Solidão é o lugar onde encontro a mim mesma, de onde observo um jardim secreto e por onde acesso o templo em mim. Medo? Sim. Até entender que o monstro mora lá fora e o herói mora aqui dentro. Encarar a solidão é coisa do herói em nós, transformá-la em quietude é coisa do sábio que podemos ser.
Num mundo superlotado, onde tudo é efêmero, voraz e veloz, a solidão pode ser oásis e não deserto. Num mundo tão volúvel, desencantado e ansioso, a solidão pode ser alimento e não fome. Num mundo tão barulhento, egoísta, atribulado, a solidão pode ser trégua e não luta. Num mundo tão estressado, imediatista, insatisfeito, a solidão pode ser resgate e não desacerto. Num mundo tão leviano, vulgar, que julga pelas aparências e endeusa espertalhões, turbinados, boçais, a solidão pode ser proteção e não contágio. Num mundo obcecado por juventude, sucesso, consumo, a solidão pode ser liberdade e não fracasso.
Tempo e solidão são hoje os bens mais preciosos, o verdadeiro luxo.
Marque encontros com você mesma. Experimente. Dê-se um tempo. Surpreenda-se. Solidão é exercício, visitação. É pausa, contemplação, observação. É inspiração, conhecimento. É pouso e também vôo. É quando a gente inventa um tempo e um lugar para cuidar da alma, da memória, dos sonhos; quando a gente se retira da multidão e se faz companhia. Quando a gente se livra da engrenagem e troca o medo de ser só pela coragem de estar só. Não falo de isolamento, nem ruptura ou apartamento. Adoro gente mas, mesmo assim, e talvez até por isso, preciso de solidão. Preciso estar em mim para estar com outros.

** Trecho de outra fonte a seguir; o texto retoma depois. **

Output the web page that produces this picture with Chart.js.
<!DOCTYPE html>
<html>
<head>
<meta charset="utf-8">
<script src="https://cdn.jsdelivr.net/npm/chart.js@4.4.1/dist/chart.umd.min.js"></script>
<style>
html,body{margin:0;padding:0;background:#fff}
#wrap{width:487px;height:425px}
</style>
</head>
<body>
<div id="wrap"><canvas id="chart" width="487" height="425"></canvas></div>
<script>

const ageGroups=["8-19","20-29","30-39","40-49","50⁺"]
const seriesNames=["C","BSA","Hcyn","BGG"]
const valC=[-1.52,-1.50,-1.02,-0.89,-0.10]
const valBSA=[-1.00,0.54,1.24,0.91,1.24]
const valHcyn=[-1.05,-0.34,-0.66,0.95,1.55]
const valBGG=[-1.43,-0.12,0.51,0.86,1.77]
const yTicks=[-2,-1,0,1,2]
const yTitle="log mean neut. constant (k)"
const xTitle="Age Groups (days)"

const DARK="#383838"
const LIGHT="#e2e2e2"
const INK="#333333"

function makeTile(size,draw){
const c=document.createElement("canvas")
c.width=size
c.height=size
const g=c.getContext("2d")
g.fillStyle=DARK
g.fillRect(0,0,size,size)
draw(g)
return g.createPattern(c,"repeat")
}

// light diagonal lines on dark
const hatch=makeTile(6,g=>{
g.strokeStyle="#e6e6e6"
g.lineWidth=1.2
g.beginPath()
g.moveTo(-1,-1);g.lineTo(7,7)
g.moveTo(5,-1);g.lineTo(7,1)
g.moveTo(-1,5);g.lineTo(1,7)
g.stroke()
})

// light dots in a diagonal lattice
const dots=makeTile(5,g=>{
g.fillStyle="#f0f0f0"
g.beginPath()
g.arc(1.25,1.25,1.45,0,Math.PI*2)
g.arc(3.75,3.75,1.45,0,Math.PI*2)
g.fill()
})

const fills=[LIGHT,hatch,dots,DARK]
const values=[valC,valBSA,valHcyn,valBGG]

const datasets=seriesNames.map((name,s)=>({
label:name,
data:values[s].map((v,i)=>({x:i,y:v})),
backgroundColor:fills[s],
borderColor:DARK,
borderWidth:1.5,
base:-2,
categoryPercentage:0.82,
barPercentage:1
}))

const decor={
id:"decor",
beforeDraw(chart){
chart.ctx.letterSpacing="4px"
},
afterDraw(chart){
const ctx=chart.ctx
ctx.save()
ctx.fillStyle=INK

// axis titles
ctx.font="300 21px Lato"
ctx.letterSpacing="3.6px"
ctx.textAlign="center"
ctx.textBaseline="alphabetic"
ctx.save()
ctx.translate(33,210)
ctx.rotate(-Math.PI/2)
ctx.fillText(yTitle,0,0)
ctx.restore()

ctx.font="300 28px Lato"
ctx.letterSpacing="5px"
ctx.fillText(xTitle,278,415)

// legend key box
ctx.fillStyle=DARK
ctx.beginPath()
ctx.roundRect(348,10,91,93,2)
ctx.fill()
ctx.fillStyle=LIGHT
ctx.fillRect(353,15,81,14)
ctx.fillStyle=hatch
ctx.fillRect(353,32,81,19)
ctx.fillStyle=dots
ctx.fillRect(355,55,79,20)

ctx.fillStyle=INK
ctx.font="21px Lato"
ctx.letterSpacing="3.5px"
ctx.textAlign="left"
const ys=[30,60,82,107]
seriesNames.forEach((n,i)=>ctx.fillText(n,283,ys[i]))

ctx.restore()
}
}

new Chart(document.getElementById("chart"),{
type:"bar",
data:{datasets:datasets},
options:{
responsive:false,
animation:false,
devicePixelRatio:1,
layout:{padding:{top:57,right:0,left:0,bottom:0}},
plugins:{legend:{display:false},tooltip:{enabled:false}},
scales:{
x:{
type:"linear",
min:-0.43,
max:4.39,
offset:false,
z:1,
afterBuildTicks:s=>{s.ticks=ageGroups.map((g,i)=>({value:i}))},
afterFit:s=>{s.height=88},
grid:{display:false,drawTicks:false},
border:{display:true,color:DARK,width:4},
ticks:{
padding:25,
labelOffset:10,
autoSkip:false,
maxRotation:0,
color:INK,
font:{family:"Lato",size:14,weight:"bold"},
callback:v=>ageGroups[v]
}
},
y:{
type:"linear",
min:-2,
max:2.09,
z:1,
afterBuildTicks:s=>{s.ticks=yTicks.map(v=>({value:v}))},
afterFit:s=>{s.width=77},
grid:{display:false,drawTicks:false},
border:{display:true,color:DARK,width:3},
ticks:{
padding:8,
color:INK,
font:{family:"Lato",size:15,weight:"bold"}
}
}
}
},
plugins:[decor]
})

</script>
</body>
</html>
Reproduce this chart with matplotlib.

Ninguém quer ser solitário, solto, desgarrado. Desde que o homem é homem, ou ainda macaco, buscamos não ficar sozinhos. Agrupamo-nos, protegemo-nos, evoluímos porque éramos um bando, uma comunidade. Somos sociáveis, gregários. Queremos família, amigos, amores. Queremos laços, trocas, contato. Queremos encontros, comunhão, companhia. Queremos abraços, toques, afeto. É a nossa vocação. Mas, ainda assim, revendo o poeta, ouso dizer: é preciso aprender a estar só para se gostar e ser feliz.
O desafio é poder recolher-se para sair expandido. É fazer luz na alma para conhecer os seus contornos, clarear o caminho e esquecer o medo da própria sombra. Existem pensamentos, orações, sorrisos, encontros e realizações que só acontecem quando estamos a sós. Existem curas, revelações, idéias, lembranças que só podem vir à tona quando estamos sós. Mesmo os momentos compartilhados só serão inesquecíveis se uma parte nossa estiver inteiramente só para apreender tudo que apenas a nós se revelará e tocará.
Existe uma pessoa que só conhecemos se conseguimos ficar sós: nós mesmos!
Seja amigo da solidão. Aceite seus convites, passeie com ela, desmistifique-a. Não corra dela, não tenha medo. Desassombre-se. Ouse a solidão e fique em ótima companhia.